◆ **Material for the task**:
***

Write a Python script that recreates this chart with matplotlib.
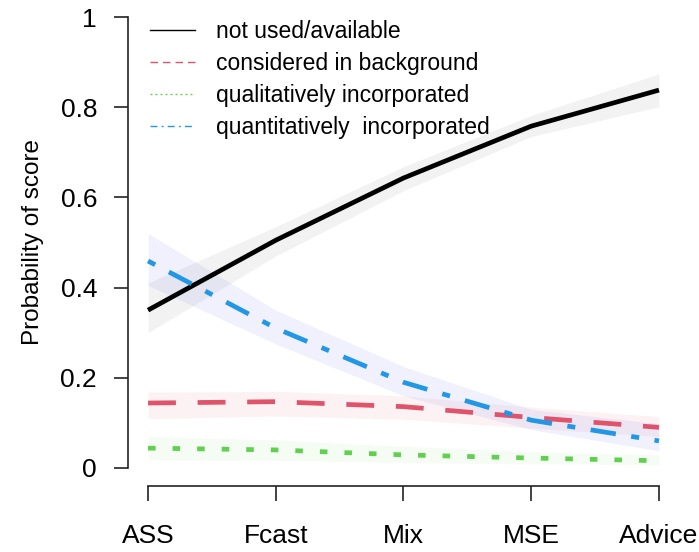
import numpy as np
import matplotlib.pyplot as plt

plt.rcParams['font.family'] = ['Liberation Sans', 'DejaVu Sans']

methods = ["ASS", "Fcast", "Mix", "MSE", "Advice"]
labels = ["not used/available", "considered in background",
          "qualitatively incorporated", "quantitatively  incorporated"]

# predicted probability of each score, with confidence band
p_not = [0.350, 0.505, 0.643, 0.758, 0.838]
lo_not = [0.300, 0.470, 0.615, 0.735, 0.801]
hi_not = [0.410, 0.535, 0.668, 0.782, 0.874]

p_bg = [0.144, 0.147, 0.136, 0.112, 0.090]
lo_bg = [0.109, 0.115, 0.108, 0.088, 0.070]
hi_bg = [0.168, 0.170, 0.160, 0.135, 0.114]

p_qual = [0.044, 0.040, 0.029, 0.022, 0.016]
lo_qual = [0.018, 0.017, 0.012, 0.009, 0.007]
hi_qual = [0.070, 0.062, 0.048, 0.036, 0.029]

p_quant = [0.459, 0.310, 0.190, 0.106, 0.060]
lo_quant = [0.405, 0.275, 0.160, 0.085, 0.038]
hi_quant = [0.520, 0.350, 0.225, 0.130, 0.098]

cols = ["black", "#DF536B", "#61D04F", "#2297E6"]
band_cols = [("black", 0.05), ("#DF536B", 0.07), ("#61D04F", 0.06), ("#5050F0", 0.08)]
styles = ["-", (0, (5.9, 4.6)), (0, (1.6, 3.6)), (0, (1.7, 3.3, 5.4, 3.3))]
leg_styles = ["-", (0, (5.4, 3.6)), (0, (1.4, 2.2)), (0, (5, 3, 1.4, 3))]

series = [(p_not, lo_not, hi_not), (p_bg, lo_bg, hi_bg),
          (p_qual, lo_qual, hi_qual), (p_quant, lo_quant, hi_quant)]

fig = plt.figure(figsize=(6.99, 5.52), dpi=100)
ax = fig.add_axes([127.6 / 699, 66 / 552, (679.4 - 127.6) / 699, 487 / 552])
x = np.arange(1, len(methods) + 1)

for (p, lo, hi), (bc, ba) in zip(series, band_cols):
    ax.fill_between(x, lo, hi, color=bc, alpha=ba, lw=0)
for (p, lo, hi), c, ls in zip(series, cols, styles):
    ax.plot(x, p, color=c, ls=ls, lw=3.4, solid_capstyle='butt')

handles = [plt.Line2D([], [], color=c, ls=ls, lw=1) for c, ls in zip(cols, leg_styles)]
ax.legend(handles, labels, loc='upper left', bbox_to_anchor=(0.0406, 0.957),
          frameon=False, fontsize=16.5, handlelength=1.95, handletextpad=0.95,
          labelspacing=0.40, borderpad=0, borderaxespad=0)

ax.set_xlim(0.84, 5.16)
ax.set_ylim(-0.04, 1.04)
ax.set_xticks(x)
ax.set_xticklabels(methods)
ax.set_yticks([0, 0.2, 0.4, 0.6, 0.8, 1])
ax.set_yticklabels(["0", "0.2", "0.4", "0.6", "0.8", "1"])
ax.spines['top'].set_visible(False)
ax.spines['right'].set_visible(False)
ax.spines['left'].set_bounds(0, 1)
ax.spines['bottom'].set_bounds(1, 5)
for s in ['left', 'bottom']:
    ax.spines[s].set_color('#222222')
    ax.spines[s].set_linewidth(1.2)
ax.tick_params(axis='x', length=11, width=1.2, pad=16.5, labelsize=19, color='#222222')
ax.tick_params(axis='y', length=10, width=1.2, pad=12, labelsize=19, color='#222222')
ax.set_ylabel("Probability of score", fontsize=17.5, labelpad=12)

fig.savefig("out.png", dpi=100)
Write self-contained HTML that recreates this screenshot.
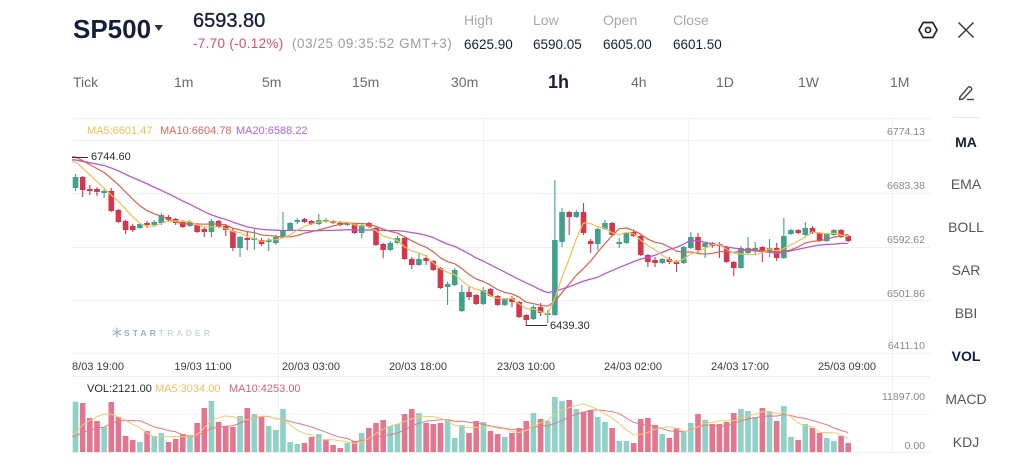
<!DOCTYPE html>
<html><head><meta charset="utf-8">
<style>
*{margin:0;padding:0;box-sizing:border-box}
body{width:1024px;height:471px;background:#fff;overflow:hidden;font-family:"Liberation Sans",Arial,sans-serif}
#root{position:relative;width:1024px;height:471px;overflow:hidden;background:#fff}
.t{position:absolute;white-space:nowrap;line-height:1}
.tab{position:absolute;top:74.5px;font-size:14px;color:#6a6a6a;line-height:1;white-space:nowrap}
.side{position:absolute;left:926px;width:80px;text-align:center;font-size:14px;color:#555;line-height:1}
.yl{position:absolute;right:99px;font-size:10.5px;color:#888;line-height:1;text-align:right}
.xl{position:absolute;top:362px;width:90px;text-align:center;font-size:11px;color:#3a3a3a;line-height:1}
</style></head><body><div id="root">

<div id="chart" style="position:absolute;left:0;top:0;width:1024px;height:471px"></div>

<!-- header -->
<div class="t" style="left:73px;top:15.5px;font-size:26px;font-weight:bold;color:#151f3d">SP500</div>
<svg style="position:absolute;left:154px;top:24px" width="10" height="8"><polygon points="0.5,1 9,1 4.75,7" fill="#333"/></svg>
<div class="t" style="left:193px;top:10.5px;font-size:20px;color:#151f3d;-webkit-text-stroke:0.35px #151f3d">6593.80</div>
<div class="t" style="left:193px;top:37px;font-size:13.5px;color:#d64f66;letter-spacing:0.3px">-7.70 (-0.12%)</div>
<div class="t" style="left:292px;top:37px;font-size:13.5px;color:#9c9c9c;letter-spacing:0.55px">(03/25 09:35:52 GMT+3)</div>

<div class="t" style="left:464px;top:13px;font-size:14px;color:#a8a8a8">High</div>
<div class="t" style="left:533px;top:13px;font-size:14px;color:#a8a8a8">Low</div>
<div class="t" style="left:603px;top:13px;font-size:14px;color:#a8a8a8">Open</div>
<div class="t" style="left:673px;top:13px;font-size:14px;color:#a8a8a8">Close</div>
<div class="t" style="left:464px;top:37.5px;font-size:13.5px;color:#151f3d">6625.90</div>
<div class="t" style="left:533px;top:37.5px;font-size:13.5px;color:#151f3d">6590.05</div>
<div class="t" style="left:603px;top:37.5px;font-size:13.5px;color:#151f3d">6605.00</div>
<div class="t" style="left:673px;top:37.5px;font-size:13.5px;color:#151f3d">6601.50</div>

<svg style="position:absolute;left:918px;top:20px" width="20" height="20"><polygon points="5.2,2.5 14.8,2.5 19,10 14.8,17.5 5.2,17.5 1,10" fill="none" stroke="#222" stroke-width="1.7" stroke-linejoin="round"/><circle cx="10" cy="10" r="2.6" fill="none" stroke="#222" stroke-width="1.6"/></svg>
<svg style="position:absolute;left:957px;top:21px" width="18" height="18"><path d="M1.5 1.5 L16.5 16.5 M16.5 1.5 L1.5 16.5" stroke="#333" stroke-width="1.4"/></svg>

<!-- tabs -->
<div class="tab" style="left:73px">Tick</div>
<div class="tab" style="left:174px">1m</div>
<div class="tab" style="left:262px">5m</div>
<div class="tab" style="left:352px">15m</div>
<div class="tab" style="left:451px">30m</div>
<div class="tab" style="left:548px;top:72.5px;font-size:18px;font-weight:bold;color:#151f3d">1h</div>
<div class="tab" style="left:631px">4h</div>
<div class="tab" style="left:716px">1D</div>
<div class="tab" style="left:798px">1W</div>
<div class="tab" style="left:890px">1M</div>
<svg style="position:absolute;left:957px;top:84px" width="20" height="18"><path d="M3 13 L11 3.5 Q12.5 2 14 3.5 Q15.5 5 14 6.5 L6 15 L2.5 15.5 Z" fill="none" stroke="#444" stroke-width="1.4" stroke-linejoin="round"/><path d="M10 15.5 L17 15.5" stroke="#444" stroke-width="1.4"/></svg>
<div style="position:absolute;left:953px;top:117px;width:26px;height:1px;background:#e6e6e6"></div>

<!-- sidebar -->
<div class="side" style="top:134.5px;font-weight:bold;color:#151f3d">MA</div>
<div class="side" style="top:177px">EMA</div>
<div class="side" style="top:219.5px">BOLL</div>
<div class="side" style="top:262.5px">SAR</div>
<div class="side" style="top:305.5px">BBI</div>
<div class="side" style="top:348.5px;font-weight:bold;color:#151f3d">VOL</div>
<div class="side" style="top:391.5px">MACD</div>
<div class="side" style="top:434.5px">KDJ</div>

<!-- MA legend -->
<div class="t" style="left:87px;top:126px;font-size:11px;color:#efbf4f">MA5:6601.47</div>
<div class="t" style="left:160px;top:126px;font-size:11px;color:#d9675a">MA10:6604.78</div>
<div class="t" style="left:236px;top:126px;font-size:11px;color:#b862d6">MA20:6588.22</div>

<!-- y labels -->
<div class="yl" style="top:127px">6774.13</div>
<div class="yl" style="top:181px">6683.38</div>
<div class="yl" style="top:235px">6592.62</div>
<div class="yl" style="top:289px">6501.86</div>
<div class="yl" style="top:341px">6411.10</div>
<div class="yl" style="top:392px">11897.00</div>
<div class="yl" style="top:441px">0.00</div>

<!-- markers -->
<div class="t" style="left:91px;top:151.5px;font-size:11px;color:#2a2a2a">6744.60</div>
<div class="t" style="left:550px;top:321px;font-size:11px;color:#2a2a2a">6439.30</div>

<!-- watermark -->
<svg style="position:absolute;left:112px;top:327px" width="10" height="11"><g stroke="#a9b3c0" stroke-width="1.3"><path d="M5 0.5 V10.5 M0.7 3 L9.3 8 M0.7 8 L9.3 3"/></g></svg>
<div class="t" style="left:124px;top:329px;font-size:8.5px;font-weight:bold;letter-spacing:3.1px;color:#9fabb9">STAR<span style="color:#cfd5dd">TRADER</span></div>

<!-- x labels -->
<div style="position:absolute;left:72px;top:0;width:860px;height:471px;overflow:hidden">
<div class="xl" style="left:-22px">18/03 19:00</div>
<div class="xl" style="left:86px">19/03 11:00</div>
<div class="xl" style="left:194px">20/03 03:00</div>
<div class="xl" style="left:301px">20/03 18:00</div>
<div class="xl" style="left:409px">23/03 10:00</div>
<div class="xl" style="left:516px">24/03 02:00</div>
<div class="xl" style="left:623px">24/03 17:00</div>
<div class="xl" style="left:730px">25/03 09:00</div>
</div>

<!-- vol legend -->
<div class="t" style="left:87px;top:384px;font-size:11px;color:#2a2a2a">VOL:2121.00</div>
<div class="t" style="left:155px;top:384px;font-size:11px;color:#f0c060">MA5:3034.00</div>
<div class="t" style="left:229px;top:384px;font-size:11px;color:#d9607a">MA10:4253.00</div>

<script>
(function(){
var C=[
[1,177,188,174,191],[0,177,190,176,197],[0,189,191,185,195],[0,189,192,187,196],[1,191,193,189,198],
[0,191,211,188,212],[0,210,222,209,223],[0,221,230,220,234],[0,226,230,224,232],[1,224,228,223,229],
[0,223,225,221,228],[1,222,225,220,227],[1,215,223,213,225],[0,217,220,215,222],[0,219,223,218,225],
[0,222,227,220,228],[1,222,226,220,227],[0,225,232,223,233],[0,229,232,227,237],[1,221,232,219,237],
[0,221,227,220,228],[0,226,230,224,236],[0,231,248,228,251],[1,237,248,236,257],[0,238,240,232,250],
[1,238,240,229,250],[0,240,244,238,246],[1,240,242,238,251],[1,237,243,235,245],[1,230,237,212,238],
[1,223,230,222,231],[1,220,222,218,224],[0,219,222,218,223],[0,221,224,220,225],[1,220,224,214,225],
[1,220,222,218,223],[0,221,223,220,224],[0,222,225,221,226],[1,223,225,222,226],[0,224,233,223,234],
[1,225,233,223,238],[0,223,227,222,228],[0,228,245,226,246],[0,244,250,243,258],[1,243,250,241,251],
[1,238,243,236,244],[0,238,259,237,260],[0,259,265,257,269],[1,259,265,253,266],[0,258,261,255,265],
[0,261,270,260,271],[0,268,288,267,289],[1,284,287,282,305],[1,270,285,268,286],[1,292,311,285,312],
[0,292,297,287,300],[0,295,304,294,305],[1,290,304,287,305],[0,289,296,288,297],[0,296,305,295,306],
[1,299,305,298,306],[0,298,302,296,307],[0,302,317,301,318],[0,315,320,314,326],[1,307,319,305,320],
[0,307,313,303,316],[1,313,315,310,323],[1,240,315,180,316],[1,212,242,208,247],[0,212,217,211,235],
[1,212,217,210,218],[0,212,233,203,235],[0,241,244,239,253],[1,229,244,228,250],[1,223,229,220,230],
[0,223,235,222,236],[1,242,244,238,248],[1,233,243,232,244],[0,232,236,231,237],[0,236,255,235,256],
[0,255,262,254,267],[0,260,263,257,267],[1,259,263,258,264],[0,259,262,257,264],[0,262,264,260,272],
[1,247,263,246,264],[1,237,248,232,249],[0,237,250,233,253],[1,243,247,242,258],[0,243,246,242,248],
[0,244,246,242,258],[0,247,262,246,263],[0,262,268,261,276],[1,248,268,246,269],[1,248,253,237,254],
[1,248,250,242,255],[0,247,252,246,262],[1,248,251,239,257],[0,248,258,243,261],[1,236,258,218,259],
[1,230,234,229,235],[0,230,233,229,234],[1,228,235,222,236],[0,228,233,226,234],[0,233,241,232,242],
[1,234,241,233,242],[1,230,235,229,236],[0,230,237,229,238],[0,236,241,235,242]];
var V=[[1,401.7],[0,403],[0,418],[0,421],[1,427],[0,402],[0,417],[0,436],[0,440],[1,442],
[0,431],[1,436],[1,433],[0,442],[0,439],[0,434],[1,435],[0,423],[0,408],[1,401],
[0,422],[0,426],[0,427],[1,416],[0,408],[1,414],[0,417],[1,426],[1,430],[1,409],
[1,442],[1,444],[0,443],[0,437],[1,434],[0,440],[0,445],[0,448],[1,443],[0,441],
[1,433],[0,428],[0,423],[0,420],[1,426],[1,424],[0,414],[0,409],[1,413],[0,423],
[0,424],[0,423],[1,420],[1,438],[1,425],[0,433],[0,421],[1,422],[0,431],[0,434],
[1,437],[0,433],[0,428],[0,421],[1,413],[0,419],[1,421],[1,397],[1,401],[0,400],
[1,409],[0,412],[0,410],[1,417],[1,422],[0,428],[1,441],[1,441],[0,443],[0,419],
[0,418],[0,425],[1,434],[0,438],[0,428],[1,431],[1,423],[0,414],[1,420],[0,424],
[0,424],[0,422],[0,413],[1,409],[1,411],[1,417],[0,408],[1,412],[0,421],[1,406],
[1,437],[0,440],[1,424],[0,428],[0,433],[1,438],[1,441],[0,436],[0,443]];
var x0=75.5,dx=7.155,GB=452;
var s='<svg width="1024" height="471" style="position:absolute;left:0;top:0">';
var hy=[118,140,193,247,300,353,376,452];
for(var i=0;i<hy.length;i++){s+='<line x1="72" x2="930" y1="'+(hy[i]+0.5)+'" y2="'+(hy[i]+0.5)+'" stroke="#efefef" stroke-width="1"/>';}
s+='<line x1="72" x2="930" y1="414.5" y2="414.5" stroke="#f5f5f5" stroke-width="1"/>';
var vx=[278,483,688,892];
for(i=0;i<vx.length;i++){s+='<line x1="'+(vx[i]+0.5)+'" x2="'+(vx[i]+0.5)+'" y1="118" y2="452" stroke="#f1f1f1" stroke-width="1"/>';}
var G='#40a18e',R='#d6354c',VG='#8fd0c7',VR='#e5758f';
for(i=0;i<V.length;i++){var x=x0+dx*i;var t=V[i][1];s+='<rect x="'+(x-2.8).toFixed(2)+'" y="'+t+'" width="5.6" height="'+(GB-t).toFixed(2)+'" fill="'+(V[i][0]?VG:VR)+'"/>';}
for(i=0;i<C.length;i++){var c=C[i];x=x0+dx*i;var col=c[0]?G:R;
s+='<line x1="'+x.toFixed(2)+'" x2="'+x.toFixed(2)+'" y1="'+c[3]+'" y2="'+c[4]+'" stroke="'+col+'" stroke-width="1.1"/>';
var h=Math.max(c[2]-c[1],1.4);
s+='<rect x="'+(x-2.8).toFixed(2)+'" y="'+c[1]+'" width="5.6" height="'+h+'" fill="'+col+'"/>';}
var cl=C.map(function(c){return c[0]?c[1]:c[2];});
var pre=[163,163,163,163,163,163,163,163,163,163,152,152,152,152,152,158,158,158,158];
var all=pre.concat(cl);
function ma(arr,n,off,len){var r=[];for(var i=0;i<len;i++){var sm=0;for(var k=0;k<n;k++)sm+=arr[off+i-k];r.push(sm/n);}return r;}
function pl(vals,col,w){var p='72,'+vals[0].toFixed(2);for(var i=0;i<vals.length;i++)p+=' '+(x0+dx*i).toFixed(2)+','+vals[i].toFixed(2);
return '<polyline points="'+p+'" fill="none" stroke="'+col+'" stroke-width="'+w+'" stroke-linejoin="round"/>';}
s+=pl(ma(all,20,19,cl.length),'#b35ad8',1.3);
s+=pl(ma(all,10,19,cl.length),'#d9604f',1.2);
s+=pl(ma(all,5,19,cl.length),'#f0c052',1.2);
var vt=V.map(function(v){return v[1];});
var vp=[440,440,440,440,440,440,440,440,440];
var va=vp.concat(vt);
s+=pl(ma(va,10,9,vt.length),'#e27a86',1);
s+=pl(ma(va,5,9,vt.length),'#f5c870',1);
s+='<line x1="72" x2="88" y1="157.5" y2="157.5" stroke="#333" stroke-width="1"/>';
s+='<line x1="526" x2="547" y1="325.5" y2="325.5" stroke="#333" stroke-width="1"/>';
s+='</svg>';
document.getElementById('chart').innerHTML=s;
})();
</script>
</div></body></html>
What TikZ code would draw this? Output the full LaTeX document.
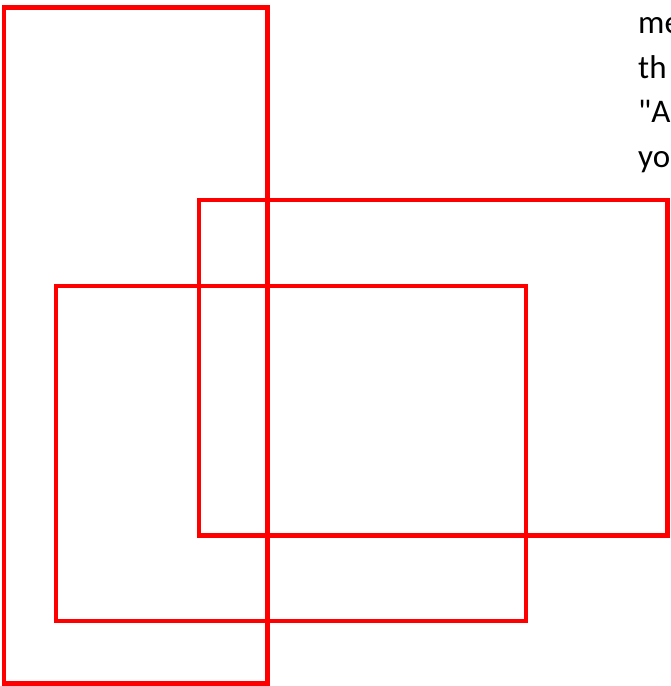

***

◆ **Task to carry out**:
In the material above, find the lines that contain "with" and show them.

◆ **Problem solution**:
Write a Python script that recreates this chart with matplotlib.
# predicted probability of each score, with confidence band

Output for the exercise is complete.